A proposito di formazione. La Luiss Business School, nello scorso mese di ottobre, ha fondato Ethos (l’Osservatorio sull’Etica Pubblica) a dimostrazione dell’urgenza del tema. Quali iniziative intendete mettere in campo? L’Università, quale agenzia di senso e di formazione essenziale per la crescita del capitale umano e sociale di una nazione, che ruolo dovrà svolgere in questa fase post-Covid?

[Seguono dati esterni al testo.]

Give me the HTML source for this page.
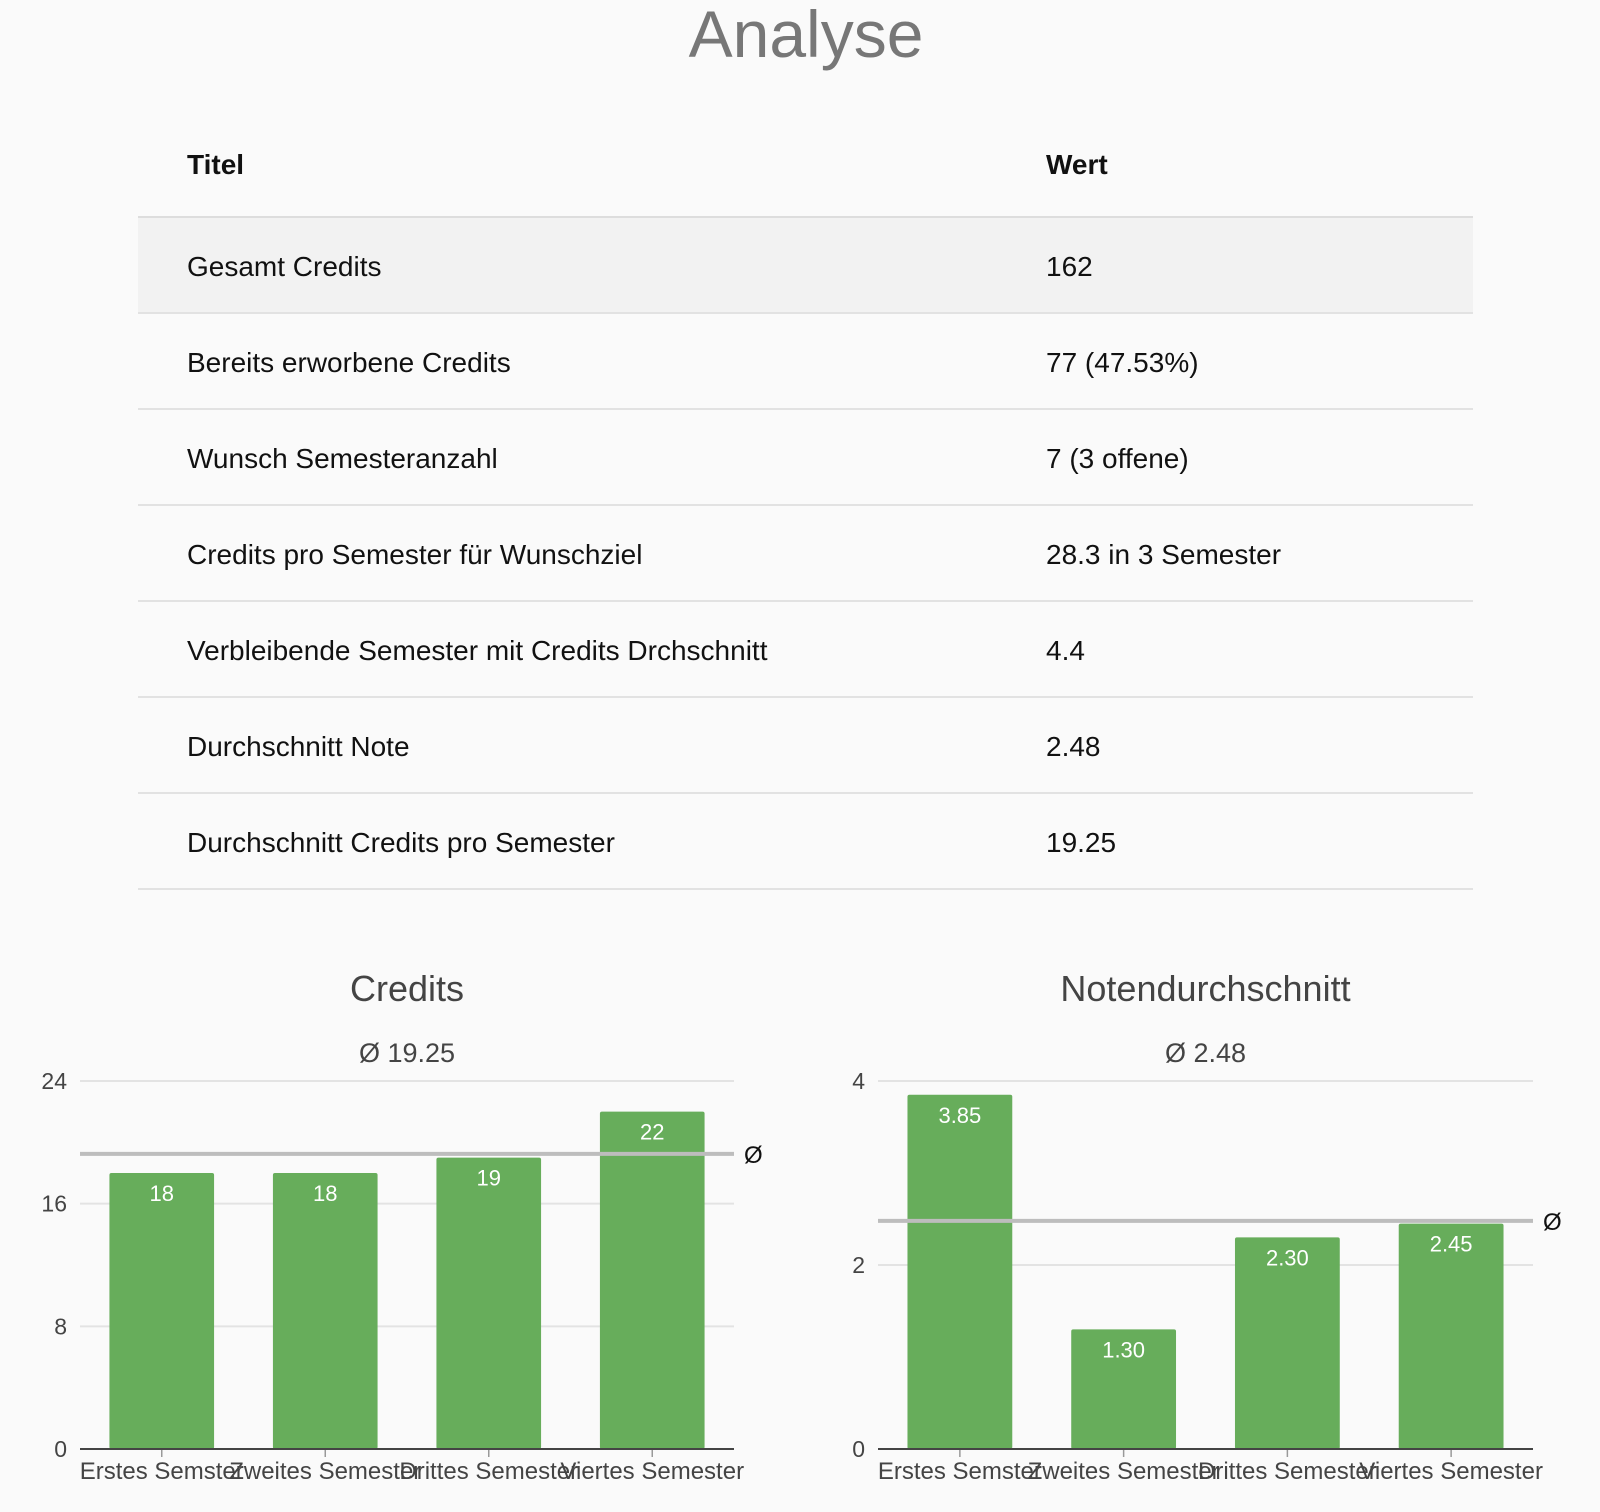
<!DOCTYPE html>
<html><head><meta charset="utf-8"><style>
html,body{margin:0;padding:0;background:#fafafa;width:1600px;height:1512px;overflow:hidden;font-family:"Liberation Sans",sans-serif;}
#title{position:absolute;left:0;width:1612px;top:-4px;text-align:center;font-size:66px;color:#777;margin:0;font-weight:normal;}
table{position:absolute;left:138px;top:120px;width:1335px;border-collapse:collapse;font-size:28px;color:#111;}
th{text-align:left;font-weight:bold;height:97px;padding:0 0 6px 49px;border-bottom:2px solid #ddd;box-sizing:border-box;}
td{height:96px;padding:4px 0 0 49px;border-bottom:2px solid #e2e2e2;box-sizing:border-box;}
tr.first td{background:#f2f2f2;}
svg{position:absolute;left:0;top:0;}
</style></head><body>
<h1 id="title">Analyse</h1>
<table>
<tr><th style="width:859px">Titel</th><th>Wert</th></tr>
<tr class="first"><td>Gesamt Credits</td><td>162</td></tr>
<tr><td>Bereits erworbene Credits</td><td>77 (47.53%)</td></tr>
<tr><td>Wunsch Semesteranzahl</td><td>7 (3 offene)</td></tr>
<tr><td>Credits pro Semester für Wunschziel</td><td>28.3 in 3 Semester</td></tr>
<tr><td>Verbleibende Semester mit Credits Drchschnitt</td><td>4.4</td></tr>
<tr><td>Durchschnitt Note</td><td>2.48</td></tr>
<tr><td>Durchschnitt Credits pro Semester</td><td>19.25</td></tr>
</table>
<svg id="charts" width="1600" height="1512"></svg>
<script>
const categories = ["Erstes Semster","Zweites Semester","Drittes Semester","Viertes Semester"];
const creditValues = [18,18,19,22];
const creditTicks = [0,8,16,24];
const creditAvg = 19.25;
const creditLabels = ["18","18","19","22"];
const noteValues = [3.85,1.30,2.30,2.45];
const noteTicks = [0,2,4];
const noteAvg = 2.48;
const noteLabels = ["3.85","1.30","2.30","2.45"];

const NS="http://www.w3.org/2000/svg";
const svg=document.getElementById('charts');
function mk(tag,attrs,parent,text){const e=document.createElementNS(NS,tag);for(const k in attrs)e.setAttribute(k,attrs[k]);if(text!==undefined)e.textContent=text;(parent||svg).appendChild(e);return e;}

function chart(cfg){
  const g=mk('g',{});
  
  
  const x0=cfg.x0,x1=cfg.x1,yTop=1081,yBot=1449;
  const max=cfg.ticks[cfg.ticks.length-1];
  const y=v=>yBot-(v/max)*(yBot-yTop);
  const band=(x1-x0)/cfg.values.length;
  const xc=i=>x0+band*(i+0.5);
  const t=mk('text',{x:(x0+x1)/2,y:1001,'text-anchor':'middle','font-size':36,fill:'#444'},g,cfg.title);
  
  
  const s=mk('text',{x:(x0+x1)/2,y:1062,'text-anchor':'middle','font-size':27,fill:'#444'},g,'Ø '+cfg.avg);
  
  
  cfg.ticks.forEach(v=>{
    if(v>0){const l=mk('line',{x1:x0,x2:x1,y1:y(v),y2:y(v),stroke:'#e3e3e3','stroke-width':2},g);
      
      }
    const tl=mk('text',{x:x0-13,y:y(v)+8,'text-anchor':'end','font-size':23,fill:'#444'},g,String(v));
    
    
  });
  cfg.values.forEach((v,i)=>{
    const bw=band*0.64;
    const r=mk('rect',{x:xc(i)-bw/2,y:y(v),width:bw,height:yBot-y(v),fill:'#67ad5b',rx:2},g);
    
    
    const vl=mk('text',{x:xc(i),y:y(v)+28,'text-anchor':'middle','font-size':22,fill:'#fff'},g,cfg.labels[i]);
    
    
    const tk=mk('line',{x1:xc(i),x2:xc(i),y1:yBot,y2:yBot+8,stroke:'#999','stroke-width':1.5},g);
    
    
    const xl=mk('text',{x:xc(i),y:1479,'text-anchor':'middle','font-size':24,fill:'#444'},g,categories[i]);
    
    
  });
  const al=mk('line',{x1:x0,x2:x1,y1:y(cfg.avg),y2:y(cfg.avg),stroke:'#bdbdbd','stroke-width':4},g);
  
  
  const at=mk('text',{x:x1+10,y:y(cfg.avg)+9,'font-size':24,fill:'#111'},g,'Ø');
  
  
  const ax=mk('line',{x1:x0,x2:x1,y1:yBot,y2:yBot,stroke:'#444','stroke-width':2},g);
  
  
}
chart({name:'credits-chart',title:'Credits',x0:80,x1:734,values:creditValues,ticks:creditTicks,avg:creditAvg,labels:creditLabels});
chart({name:'noten-chart',title:'Notendurchschnitt',x0:878,x1:1533,values:noteValues,ticks:noteTicks,avg:noteAvg,labels:noteLabels});
</script>
</body></html>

La risposta della nostra Università alla crisi, grave e repentina, è stata straordinaria. Trasferire su piattaforma digitale centinaia di lezioni, fruite da migliaia di studenti, non è stato un lavoro banale. Ciononostante, la prontezza del nostro personale e la capacità degli studenti di adattarsi rapidamente ci ha consentito di portare avanti la vita universitaria (quasi) esattamente come prima. Gli studenti hanno continuato a studiare, a frequentare lezioni, a laurearsi, a interagire, persino di più di come facevano in aula. Certamente, questa è una lezione di cui dovremo fare tesoro. Come già detto precedentemente, l’Università ha il compito fondamentale di preparare gli studenti di oggi al mondo di domani, ignoto e imprevedibile. Dobbiamo formare cartografi, esploratori, professionisti e persone che non si accontentano di risposte, ma continuano a fare domande. Solo così riusciranno ad avere successo in un mondo a geometrie tanto variabili. Molti di loro, nel giro di pochi anni, faranno lavori che non esistono. Già oggi una larga fetta di occupazione è riservata a settori che appena venti o trenta anni fa avremmo considerato quasi fantascienza. Se questo passo accelererà ulteriormente, come già accade, non possiamo far altro che creare oggi delle competenze senza tempo: relazionali, di metodo, di pensiero critico. Le nozioni, pur fondamentali, devono essere strumenti per creare un sistema, così da dare valore anche quando diventano obsolete. Ritengo che in questo momento storico non possa esserci compito più importante e fondante della nostra società, perché è proprio da questo che dipenderanno il nostro assetto sociale e l’economia del Paese per i prossimi anni.